→ **THE TASK**
Look through the material below. Copy every line with the string "matplotlib" in it.

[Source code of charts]
----------------

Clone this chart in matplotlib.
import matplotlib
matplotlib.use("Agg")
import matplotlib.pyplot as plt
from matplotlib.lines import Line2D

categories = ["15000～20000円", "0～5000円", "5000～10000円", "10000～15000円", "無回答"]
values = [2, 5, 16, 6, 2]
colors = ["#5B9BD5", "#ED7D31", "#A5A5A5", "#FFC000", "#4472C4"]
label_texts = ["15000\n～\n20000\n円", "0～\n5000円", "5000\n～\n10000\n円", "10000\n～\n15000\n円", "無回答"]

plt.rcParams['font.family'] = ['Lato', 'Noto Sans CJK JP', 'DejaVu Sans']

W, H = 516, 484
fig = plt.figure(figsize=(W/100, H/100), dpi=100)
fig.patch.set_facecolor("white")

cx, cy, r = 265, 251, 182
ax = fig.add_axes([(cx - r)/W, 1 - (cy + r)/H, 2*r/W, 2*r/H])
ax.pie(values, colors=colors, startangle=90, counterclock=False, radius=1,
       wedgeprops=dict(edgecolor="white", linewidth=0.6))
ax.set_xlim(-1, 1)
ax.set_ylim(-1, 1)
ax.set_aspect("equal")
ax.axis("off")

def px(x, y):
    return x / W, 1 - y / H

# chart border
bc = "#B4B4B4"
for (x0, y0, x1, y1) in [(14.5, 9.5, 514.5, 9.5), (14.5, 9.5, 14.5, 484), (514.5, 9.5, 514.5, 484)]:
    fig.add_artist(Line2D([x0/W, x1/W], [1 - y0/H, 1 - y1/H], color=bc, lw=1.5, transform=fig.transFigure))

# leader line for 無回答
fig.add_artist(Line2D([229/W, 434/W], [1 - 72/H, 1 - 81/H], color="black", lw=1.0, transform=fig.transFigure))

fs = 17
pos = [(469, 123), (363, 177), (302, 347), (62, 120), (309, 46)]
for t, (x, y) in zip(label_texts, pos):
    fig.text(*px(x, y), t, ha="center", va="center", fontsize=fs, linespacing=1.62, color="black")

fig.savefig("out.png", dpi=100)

----------------

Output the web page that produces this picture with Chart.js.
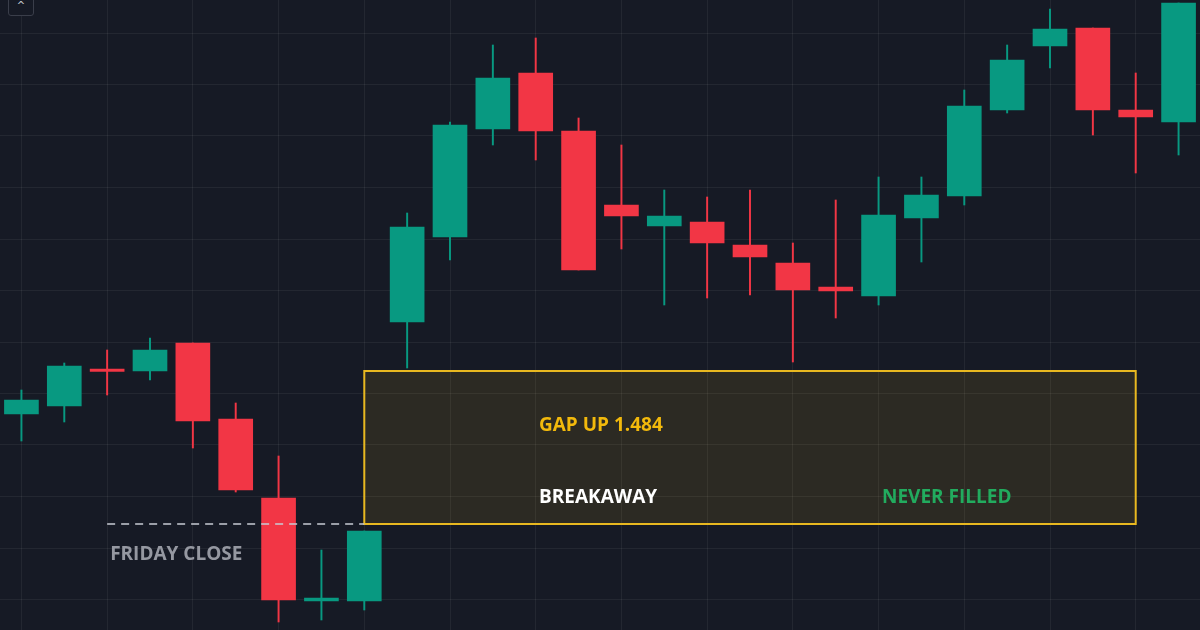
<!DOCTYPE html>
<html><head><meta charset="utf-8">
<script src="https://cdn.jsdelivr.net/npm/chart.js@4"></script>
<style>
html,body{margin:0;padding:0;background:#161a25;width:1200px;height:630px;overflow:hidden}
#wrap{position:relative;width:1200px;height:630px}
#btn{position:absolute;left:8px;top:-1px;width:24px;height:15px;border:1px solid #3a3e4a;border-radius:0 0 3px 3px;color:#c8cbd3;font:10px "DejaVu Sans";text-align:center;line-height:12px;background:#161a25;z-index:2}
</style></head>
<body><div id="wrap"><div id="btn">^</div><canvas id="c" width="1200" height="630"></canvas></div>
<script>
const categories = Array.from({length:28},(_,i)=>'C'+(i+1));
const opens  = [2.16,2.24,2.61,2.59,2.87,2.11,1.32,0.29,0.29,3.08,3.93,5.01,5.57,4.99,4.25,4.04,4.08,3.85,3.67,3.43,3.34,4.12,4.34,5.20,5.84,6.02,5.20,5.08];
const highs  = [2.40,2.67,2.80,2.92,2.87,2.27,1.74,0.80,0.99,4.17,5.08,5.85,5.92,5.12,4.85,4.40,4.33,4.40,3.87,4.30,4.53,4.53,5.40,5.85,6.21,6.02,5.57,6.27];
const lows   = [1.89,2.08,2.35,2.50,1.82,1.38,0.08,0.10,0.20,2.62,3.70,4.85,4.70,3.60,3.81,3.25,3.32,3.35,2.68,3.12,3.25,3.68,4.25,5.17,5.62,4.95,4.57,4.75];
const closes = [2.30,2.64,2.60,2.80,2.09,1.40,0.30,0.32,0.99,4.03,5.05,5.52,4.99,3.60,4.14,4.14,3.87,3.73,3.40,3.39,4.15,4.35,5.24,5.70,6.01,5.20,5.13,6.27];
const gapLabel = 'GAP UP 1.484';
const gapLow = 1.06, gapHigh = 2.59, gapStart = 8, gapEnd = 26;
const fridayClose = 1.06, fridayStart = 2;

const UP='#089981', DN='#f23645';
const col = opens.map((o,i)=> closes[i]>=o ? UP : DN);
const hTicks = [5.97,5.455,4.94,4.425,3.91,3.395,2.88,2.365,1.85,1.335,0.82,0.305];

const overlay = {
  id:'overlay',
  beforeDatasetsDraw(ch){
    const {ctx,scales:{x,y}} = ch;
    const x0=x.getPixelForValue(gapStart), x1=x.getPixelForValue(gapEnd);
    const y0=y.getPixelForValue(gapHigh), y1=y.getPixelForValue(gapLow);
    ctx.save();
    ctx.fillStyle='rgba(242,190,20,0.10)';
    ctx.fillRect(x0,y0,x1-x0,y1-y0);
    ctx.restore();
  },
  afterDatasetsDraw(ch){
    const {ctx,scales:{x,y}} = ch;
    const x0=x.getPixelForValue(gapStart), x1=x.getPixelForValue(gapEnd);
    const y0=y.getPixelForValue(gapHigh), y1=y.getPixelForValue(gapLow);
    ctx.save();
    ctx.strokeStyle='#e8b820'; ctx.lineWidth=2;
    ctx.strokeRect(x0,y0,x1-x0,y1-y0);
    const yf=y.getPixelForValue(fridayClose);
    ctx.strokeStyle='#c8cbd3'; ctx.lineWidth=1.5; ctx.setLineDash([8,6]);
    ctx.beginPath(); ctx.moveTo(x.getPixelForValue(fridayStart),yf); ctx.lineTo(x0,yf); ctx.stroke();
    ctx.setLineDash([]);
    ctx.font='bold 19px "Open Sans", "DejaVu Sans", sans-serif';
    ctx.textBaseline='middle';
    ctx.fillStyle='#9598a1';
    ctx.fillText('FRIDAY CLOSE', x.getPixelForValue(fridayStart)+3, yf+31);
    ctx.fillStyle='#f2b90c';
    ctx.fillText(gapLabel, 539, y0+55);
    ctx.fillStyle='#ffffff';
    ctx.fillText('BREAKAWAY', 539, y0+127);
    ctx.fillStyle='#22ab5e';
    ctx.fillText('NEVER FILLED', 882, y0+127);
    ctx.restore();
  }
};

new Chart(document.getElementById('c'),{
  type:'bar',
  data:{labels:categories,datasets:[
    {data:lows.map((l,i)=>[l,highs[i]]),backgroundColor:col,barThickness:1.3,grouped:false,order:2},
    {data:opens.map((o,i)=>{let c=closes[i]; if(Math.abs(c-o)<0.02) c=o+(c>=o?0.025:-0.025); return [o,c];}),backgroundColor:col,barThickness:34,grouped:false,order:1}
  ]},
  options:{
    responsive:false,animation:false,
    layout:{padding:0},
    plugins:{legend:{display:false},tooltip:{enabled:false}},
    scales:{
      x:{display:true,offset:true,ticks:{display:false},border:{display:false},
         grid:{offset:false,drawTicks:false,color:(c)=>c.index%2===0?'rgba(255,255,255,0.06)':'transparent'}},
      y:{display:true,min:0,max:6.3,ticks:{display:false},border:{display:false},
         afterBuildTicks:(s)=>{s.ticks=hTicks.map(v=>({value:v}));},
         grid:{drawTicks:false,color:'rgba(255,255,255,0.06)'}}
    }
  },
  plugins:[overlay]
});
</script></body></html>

----------------

→ **WRITTEN RESPONSE**
Clone this chart in matplotlib.
import matplotlib
matplotlib.use("Agg")
import matplotlib.pyplot as plt
from matplotlib.lines import Line2D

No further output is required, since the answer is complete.